== Data extract ==
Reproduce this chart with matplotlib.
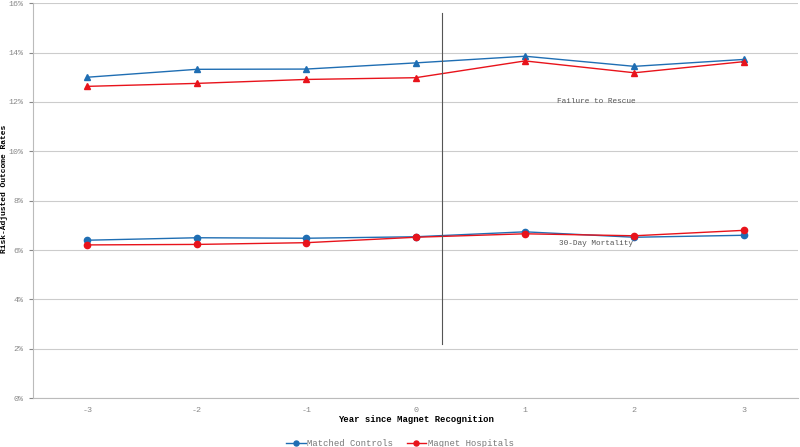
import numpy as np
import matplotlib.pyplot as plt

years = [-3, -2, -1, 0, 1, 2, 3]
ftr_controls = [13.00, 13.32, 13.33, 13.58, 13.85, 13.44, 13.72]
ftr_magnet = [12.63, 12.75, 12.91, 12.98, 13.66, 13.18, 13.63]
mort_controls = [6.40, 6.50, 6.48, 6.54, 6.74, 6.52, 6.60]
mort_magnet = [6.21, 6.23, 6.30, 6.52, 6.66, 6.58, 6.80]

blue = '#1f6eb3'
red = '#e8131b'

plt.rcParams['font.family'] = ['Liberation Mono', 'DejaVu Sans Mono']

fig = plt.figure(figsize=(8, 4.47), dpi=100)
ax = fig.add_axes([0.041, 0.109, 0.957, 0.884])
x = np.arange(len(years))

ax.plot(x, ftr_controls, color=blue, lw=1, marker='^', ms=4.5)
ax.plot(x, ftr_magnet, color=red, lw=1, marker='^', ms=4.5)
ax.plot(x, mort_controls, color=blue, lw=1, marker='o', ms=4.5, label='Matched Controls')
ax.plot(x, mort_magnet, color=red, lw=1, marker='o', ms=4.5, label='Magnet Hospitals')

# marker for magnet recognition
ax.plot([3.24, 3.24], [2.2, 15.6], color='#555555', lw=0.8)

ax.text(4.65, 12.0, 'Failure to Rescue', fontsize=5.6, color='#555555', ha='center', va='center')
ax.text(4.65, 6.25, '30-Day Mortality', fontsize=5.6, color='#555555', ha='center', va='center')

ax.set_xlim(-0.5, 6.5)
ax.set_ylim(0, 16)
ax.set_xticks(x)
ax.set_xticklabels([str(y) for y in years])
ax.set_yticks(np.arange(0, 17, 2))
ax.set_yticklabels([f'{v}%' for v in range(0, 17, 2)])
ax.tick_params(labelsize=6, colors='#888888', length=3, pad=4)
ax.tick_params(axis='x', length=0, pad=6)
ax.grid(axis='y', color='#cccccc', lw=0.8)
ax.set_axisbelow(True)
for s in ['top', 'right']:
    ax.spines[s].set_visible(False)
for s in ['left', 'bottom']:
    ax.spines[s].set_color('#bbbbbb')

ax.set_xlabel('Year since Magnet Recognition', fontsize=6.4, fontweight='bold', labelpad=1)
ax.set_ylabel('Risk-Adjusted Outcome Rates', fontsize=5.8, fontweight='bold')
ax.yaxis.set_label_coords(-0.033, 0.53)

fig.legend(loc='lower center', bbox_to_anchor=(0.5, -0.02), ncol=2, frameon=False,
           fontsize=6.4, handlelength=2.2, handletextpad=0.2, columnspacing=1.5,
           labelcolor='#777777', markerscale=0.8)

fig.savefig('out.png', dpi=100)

== Instruction ==
Repeat the material above in full and exactly, apart from the pictures.

== Output for this task ==
Reproduce this chart with matplotlib.
import numpy as np
import matplotlib.pyplot as plt

years = [-3, -2, -1, 0, 1, 2, 3]
ftr_controls = [13.00, 13.32, 13.33, 13.58, 13.85, 13.44, 13.72]
ftr_magnet = [12.63, 12.75, 12.91, 12.98, 13.66, 13.18, 13.63]
mort_controls = [6.40, 6.50, 6.48, 6.54, 6.74, 6.52, 6.60]
mort_magnet = [6.21, 6.23, 6.30, 6.52, 6.66, 6.58, 6.80]

blue = '#1f6eb3'
red = '#e8131b'

plt.rcParams['font.family'] = ['Liberation Mono', 'DejaVu Sans Mono']

fig = plt.figure(figsize=(8, 4.47), dpi=100)
ax = fig.add_axes([0.041, 0.109, 0.957, 0.884])
x = np.arange(len(years))

ax.plot(x, ftr_controls, color=blue, lw=1, marker='^', ms=4.5)
ax.plot(x, ftr_magnet, color=red, lw=1, marker='^', ms=4.5)
ax.plot(x, mort_controls, color=blue, lw=1, marker='o', ms=4.5, label='Matched Controls')
ax.plot(x, mort_magnet, color=red, lw=1, marker='o', ms=4.5, label='Magnet Hospitals')

# marker for magnet recognition
ax.plot([3.24, 3.24], [2.2, 15.6], color='#555555', lw=0.8)

ax.text(4.65, 12.0, 'Failure to Rescue', fontsize=5.6, color='#555555', ha='center', va='center')
ax.text(4.65, 6.25, '30-Day Mortality', fontsize=5.6, color='#555555', ha='center', va='center')

ax.set_xlim(-0.5, 6.5)
ax.set_ylim(0, 16)
ax.set_xticks(x)
ax.set_xticklabels([str(y) for y in years])
ax.set_yticks(np.arange(0, 17, 2))
ax.set_yticklabels([f'{v}%' for v in range(0, 17, 2)])
ax.tick_params(labelsize=6, colors='#888888', length=3, pad=4)
ax.tick_params(axis='x', length=0, pad=6)
ax.grid(axis='y', color='#cccccc', lw=0.8)
ax.set_axisbelow(True)
for s in ['top', 'right']:
    ax.spines[s].set_visible(False)
for s in ['left', 'bottom']:
    ax.spines[s].set_color('#bbbbbb')

ax.set_xlabel('Year since Magnet Recognition', fontsize=6.4, fontweight='bold', labelpad=1)
ax.set_ylabel('Risk-Adjusted Outcome Rates', fontsize=5.8, fontweight='bold')
ax.yaxis.set_label_coords(-0.033, 0.53)

fig.legend(loc='lower center', bbox_to_anchor=(0.5, -0.02), ncol=2, frameon=False,
           fontsize=6.4, handlelength=2.2, handletextpad=0.2, columnspacing=1.5,
           labelcolor='#777777', markerscale=0.8)

fig.savefig('out.png', dpi=100)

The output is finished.